The plot of this coming-of-age fantasy-adventure involves Coraline’s discovery of a tunnel behind a door leading to a mirror world where she meets her “other mother” (also Hatcher), a button-eyed dead ringer for her real mom.

This eerie figure wants Coraline to love her and live with her forever – something requiring Coraline to have buttons sewn where her eyes inconveniently have been.

Some might argue that a 3-D stop-motion film is a gilded lily, since stop-motion figurines are 3-dimensional.

But the 3-D filming gives director Selick even more tricks up his sleeve.
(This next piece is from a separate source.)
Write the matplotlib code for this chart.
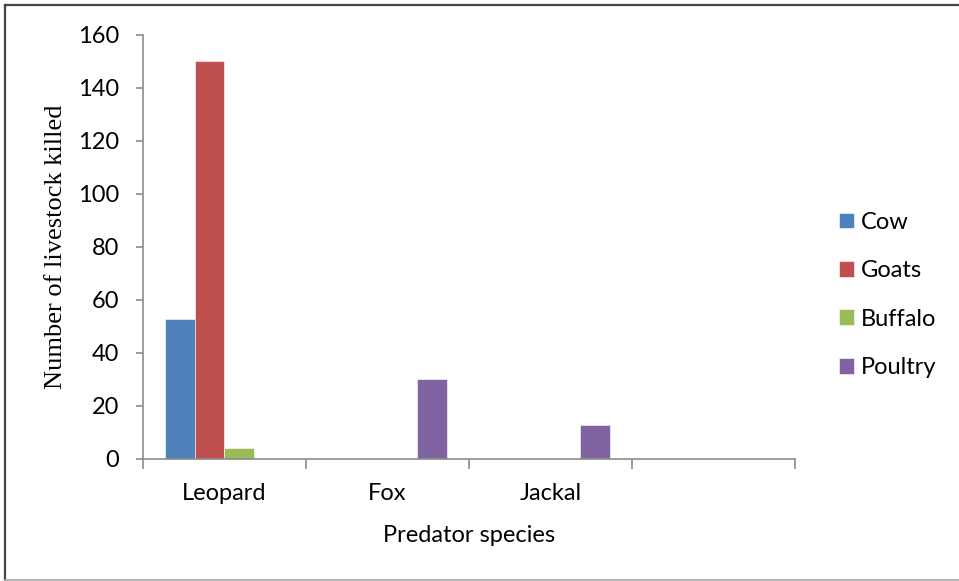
import matplotlib
matplotlib.use('Agg')
import matplotlib.pyplot as plt
import numpy as np
from matplotlib.lines import Line2D


## Livestock killed per predator

predators = ['Leopard', 'Fox', 'Jackal', '']
series = ['Cow', 'Goats', 'Buffalo', 'Poultry']
cow = [53, 0, 0, 0]
goats = [150, 0, 0, 0]
buffalo = [4, 0, 0, 0]
poultry = [0, 30, 13, 0]
colours = ['#4F81BD', '#C0504D', '#9BBB59', '#8064A2']


## Plot grouped bars

fig = plt.figure(figsize=(9.59, 5.81), dpi=100)
ax = fig.add_axes([0.149, 0.21, 0.68, 0.7298])

x = np.arange(len(predators))
w = 0.1825
for j, (name, vals) in enumerate(zip(series, [cow, goats, buffalo, poultry])):
    ax.bar(x + (j - 1.5) * w, vals, width=w, color=colours[j], label=name,
           edgecolor='white', linewidth=0.4)

axis_grey = '#8c8c8c'
ax.set_xlim(-0.5, len(predators) - 0.5)
ax.set_ylim(0, 160)
ax.set_yticks(range(0, 161, 20))
ax.set_xticks(x)
ax.set_xticklabels(predators, family='Lato', fontsize=17)
ax.set_xticks(np.arange(-0.5, len(predators)), minor=True)
ax.tick_params(axis='x', which='major', length=0, pad=17)
ax.tick_params(axis='x', which='minor', length=7, color=axis_grey, width=1.2)
ax.tick_params(axis='y', length=5, color=axis_grey, width=1.2, labelsize=17, pad=12)
for lbl in ax.get_yticklabels():
    lbl.set_family('Lato')

for side in ['top', 'right']:
    ax.spines[side].set_visible(False)
for side in ['left', 'bottom']:
    ax.spines[side].set_color(axis_grey)
    ax.spines[side].set_linewidth(1.2)

ax.set_ylabel('Number of livestock killed', family='Liberation Serif', fontsize=19)
ax.yaxis.set_label_coords(-0.116, 0.5)
ax.set_xlabel('Predator species', family='Lato', fontsize=17)
ax.xaxis.set_label_coords(0.5, -0.156)

ax.legend(loc='center left', bbox_to_anchor=(0.8525, 0.4925), bbox_transform=fig.transFigure,
          frameon=False, prop={'family': 'Lato', 'size': 17},
          handlelength=0.65, handleheight=0.65, handletextpad=0.3, labelspacing=1.16)

## Chart frame
fig.add_artist(Line2D([0.0055, 0.0055], [0.001, 0.9915], color='#444444', linewidth=1.6))
fig.add_artist(Line2D([0.0055, 1.0], [0.9915, 0.9915], color='#444444', linewidth=1.6))
fig.add_artist(Line2D([0.0055, 1.0], [0.0015, 0.0015], color='#aaaaaa', linewidth=1.2))

fig.savefig('out.png', dpi=100, facecolor='white')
Plus, I never once experienced that oppressive-claustrophobic feeling I have felt wearing the new glasses, however much better they are than the old anaglyph shades.

Featuring a delightful score by Bruno Coulais and They Might Be Giants, “Coraline” sets a new standard in animation, especially in a climactic flourish involving a giant spider web.

You can see “Coraline” in 2-D of course since Boston has only two theatrical 3-D screens, one at Boston Common, the other Fenway. But I urge you to see this landmark film at one of them.

(“Coraline” contains scenes that may terrify very young children.)

Rated PG. At AMC Loews Boston Common, Regal Fenway Stadium and suburban theaters.